→ What needs to be done
From the listing that follows, reproduce only the lines from the one holding "Recreate this image as a web" through the one holding "var valueLabels = ['39.3%', '60.7%'];", both included, with no pictures.

→ Materials provided
- - - - -

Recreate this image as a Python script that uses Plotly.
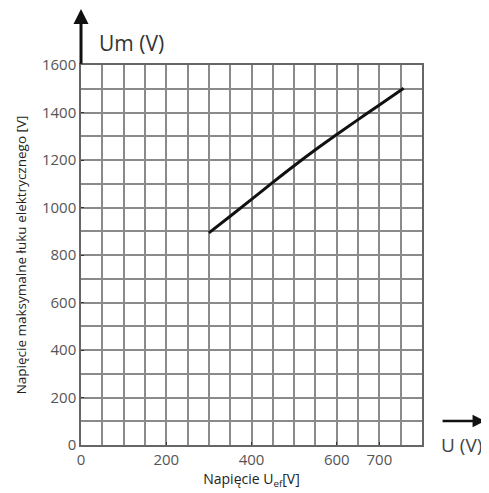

- - - - -

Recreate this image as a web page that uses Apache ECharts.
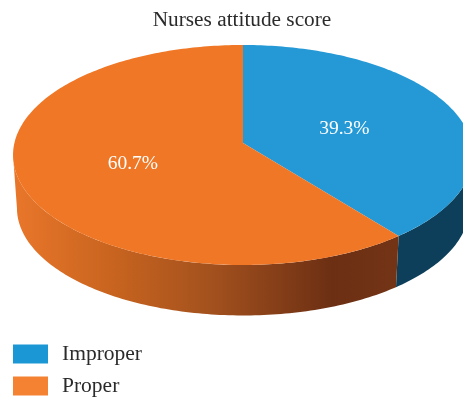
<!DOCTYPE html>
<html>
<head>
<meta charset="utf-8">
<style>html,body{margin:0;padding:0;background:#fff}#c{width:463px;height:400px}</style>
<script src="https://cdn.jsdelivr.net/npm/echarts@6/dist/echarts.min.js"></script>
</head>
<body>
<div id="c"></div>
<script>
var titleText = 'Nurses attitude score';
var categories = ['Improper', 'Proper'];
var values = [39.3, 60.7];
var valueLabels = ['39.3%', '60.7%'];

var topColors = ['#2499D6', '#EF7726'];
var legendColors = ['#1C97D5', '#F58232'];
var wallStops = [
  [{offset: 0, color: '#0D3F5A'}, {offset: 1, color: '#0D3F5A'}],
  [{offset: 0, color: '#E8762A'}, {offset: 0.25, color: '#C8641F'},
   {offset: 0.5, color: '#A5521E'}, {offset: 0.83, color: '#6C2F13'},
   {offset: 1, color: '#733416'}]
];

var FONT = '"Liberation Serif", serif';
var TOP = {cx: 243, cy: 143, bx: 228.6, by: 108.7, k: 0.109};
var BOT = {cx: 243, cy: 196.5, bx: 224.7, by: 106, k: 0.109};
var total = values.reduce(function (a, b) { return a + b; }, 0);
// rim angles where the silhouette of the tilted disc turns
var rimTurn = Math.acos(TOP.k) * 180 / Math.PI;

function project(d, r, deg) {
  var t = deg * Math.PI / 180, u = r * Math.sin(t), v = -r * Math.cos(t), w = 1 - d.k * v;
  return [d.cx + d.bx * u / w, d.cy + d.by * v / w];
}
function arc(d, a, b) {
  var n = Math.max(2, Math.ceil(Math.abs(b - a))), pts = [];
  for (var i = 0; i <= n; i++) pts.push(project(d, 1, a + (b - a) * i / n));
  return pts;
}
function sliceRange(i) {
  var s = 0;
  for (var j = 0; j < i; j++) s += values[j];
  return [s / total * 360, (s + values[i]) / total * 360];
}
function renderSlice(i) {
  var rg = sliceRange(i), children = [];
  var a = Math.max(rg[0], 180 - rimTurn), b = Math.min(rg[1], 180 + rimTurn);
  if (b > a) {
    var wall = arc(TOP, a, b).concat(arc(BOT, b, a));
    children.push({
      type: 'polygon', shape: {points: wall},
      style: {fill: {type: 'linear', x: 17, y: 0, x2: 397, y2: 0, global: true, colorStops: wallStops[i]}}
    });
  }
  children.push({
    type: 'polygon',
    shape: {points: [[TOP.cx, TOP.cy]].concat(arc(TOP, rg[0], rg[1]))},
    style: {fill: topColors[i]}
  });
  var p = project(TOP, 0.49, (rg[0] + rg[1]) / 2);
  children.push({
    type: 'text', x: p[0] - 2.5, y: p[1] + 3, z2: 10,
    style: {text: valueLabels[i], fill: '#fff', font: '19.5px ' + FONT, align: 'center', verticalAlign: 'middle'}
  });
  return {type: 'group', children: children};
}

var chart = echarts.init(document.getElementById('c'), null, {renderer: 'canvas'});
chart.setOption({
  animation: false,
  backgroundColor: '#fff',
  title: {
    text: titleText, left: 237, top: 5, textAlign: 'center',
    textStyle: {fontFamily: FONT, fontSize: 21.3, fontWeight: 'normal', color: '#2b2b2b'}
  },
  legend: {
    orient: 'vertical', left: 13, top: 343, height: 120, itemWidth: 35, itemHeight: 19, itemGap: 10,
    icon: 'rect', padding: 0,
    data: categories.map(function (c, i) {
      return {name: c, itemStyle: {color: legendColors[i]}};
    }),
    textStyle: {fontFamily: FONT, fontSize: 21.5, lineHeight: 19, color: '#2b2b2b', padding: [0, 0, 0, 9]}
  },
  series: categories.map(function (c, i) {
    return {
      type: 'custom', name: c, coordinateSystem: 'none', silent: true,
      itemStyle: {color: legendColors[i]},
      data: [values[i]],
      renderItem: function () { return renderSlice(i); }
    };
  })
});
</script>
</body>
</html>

- - - - -

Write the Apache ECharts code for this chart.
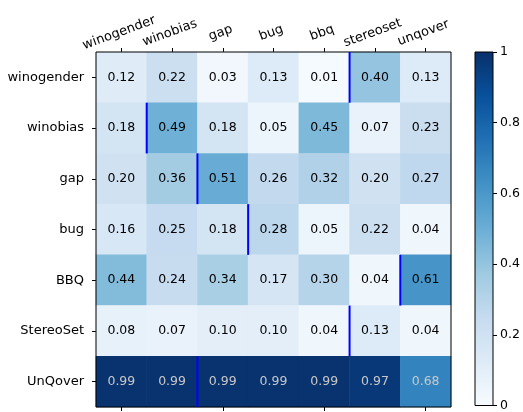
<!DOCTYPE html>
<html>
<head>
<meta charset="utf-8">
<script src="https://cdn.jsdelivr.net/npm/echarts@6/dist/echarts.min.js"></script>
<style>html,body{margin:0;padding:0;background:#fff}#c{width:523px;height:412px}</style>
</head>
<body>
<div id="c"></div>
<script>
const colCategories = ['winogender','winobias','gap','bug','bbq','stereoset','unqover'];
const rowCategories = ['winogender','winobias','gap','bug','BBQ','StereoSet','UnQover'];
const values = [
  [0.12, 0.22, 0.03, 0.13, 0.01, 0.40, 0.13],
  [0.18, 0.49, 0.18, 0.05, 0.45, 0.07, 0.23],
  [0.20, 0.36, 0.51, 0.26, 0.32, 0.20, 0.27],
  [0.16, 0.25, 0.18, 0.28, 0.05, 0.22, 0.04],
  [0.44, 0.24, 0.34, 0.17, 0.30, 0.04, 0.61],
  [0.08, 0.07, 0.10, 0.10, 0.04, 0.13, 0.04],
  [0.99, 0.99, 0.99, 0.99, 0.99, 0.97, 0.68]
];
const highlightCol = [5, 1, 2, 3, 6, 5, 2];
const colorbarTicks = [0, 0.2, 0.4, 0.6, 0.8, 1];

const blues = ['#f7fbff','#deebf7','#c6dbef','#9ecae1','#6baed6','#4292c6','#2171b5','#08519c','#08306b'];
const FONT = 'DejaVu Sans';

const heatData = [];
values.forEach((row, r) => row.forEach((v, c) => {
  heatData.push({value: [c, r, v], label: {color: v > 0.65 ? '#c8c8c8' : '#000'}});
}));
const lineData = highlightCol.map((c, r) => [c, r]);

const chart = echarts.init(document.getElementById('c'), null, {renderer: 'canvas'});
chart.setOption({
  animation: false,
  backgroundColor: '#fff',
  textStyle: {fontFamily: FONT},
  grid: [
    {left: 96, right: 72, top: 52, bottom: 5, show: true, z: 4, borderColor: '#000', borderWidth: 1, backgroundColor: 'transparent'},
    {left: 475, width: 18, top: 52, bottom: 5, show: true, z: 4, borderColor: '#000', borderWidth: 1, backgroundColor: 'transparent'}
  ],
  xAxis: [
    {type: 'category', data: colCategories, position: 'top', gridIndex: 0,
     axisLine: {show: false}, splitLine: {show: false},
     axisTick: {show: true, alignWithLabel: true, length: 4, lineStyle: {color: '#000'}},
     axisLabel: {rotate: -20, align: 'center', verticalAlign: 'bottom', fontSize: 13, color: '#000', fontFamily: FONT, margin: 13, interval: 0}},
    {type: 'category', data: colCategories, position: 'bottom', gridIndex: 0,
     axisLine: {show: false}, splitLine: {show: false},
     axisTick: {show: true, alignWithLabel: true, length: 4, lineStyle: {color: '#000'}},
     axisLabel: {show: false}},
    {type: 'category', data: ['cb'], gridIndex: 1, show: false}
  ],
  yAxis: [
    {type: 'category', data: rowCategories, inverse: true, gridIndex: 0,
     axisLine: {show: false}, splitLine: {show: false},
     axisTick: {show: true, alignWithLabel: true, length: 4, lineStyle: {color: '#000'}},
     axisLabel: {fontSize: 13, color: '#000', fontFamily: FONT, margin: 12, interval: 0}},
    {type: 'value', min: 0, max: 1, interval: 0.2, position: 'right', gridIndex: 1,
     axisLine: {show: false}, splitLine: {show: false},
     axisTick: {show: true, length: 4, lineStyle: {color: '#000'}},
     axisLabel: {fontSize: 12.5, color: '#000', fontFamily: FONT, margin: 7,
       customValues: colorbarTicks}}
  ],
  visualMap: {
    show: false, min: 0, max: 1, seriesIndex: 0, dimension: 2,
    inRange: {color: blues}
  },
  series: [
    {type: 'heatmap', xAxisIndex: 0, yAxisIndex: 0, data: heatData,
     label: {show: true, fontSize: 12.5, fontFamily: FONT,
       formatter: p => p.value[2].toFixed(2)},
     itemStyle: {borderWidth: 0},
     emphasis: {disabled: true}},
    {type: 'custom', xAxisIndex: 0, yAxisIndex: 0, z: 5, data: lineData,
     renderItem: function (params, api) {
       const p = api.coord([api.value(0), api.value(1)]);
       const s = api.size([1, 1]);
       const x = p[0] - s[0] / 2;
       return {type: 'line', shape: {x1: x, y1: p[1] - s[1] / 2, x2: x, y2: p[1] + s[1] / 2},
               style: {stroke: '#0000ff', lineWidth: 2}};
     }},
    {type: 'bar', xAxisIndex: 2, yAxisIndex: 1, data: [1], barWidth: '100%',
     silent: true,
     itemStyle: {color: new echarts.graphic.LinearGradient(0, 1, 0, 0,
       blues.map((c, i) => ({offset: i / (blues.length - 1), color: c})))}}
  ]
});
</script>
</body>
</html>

- - - - -

→ Result
Recreate this image as a web page that uses Apache ECharts.
<!DOCTYPE html>
<html>
<head>
<meta charset="utf-8">
<style>html,body{margin:0;padding:0;background:#fff}#c{width:463px;height:400px}</style>
<script src="https://cdn.jsdelivr.net/npm/echarts@6/dist/echarts.min.js"></script>
</head>
<body>
<div id="c"></div>
<script>
var titleText = 'Nurses attitude score';
var categories = ['Improper', 'Proper'];
var values = [39.3, 60.7];
var valueLabels = ['39.3%', '60.7%'];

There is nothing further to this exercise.